Eu o adorava como adorava suas aulas. Ele tinha a capacidade de transformar o ensino em coisa divertida, alegre, fácil. Sua aula era tão boa, que saíamos da aula e não esquecia mais nada até às provas. De modo que não havia o que estudar, porque, permanentemente a gente já sabia tudo. Em casa fazer os exercícios era mais divertido que palavras cruzadas. Achava até pouco, queria mais exercícios. Cada folha do meu caderno recebia um desenhozinho de uma paisagem, de umas flores, um barquinho no mar, ou outras coisas que denunciavam o prazer e capricho com que eu fazia os exercícios. Chegava dia de prova, não tinha nada para aprender ou reestudar, estava tudo vivo na cabeça. Então as provas era uma grande diversão. E só tirava dez, pois não tinha como errar. Acho que, com quase todos os alunos acontecia o mesmo. Mas alguns tiravam zero. Porque alunos que não prestavam atenção e faziam má prova levavam zero mesmo. Até isso eu achava divertido e justo, pois mostrava quem não tinha prestado atenção. Aí ele zangava bravo e sério mesmo, do menino tremer, e eu divertir, pois entendia perfeitamente a cabeça do querido Mestre. Eu sei que era a aluna preferida dele, era famoso aquilo e prazeroso. Meus colegas aceitavam bem aquela distinção. Eu tinha tranças compridas e ele sempre comentava alguma coisa para minha alegria, “hoje a Luizinha veio de borboletinhas brancas” eram os laços de fitas amarrando as pontas das tranças. Todo dia tinha isto, variava a cor das fitas. Eu me sentia tão feliz! Ele era o professor mais famoso e respeitado do Colégio Leopoldinense, de Leopoldina, Minas. Sua mulher acho que era Dona Judite, professora de Português, era excelente também. Esta gostava dos meninos e meu irmão Gabriel era o encanto dela. Ela ficava meio irritada com as meninas que pareciam um bando de passarinhos, segundo ela. Por diversas vezes, em aula, as meninas faladoras, ela dizia “todas as menininhas pra fora, menininhas pra fora” meio rabugenta, meio carinhosa, e nós saíamos alegremente feito um bando de pássaros pra ir brincar no páteo.
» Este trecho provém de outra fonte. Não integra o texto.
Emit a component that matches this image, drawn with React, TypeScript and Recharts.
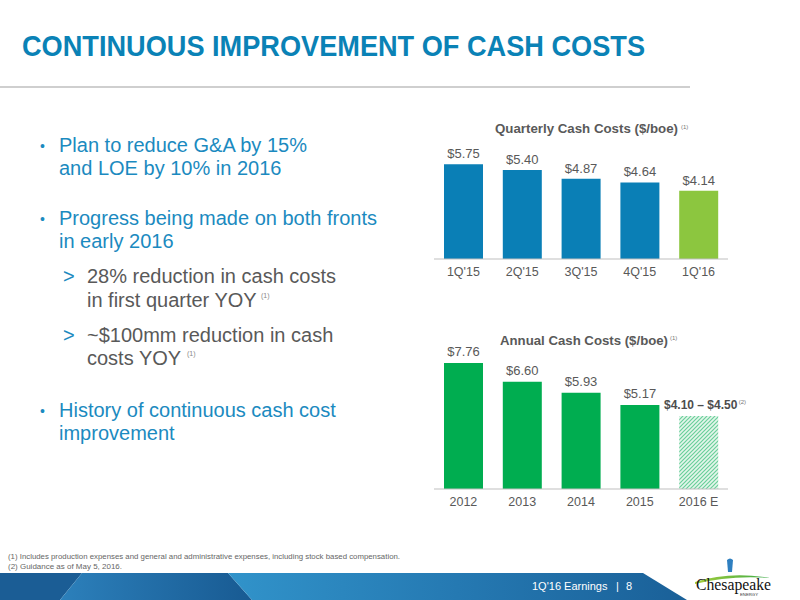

Naquela época era Ginásio e Científico. Estávamos no final do segundo ano do Científico, faltando coisa de dois meses para terminar o ano, e minha mãe resolveu mudar pra Petrópolis no Estado do Rio de Janeiro. De modo que as minhas provas de fim de ano foram antecipadas e, no caso da Matemática sucedeu o seguinte: O Professor Machado marcou uma data antecipada para eu fazer antes, num dia marcado por ele. Era sério, estudei tudo, era o final. Chegou o dia, sentei no meu lugar e o Professor Machado se dirigiu à turma com um breve discurso, dizendo que naquele dia que seria a minha prova a ser feita enquanto rolaria a aula normal de todos os demais, que era chegada a hora de eu fazer a prova. E ele considerava que eu já tinha feito a prova e que minha nota ele ia antecipar e escrever no livro de Notas e que era DEZ e na frente de todos, ele lançou a nota escrevendo a minha aprovação, homenagem tal, que eu não precisava fazer a prova. Foi um dos dias mais felizes da minha vida. Nunca ninguém me tratara com tal honra. Olhos de aluna e de mestre se encontraram no silêncio que se fez na sala, e nossos corações e almas entenderam mais o que é o mundo.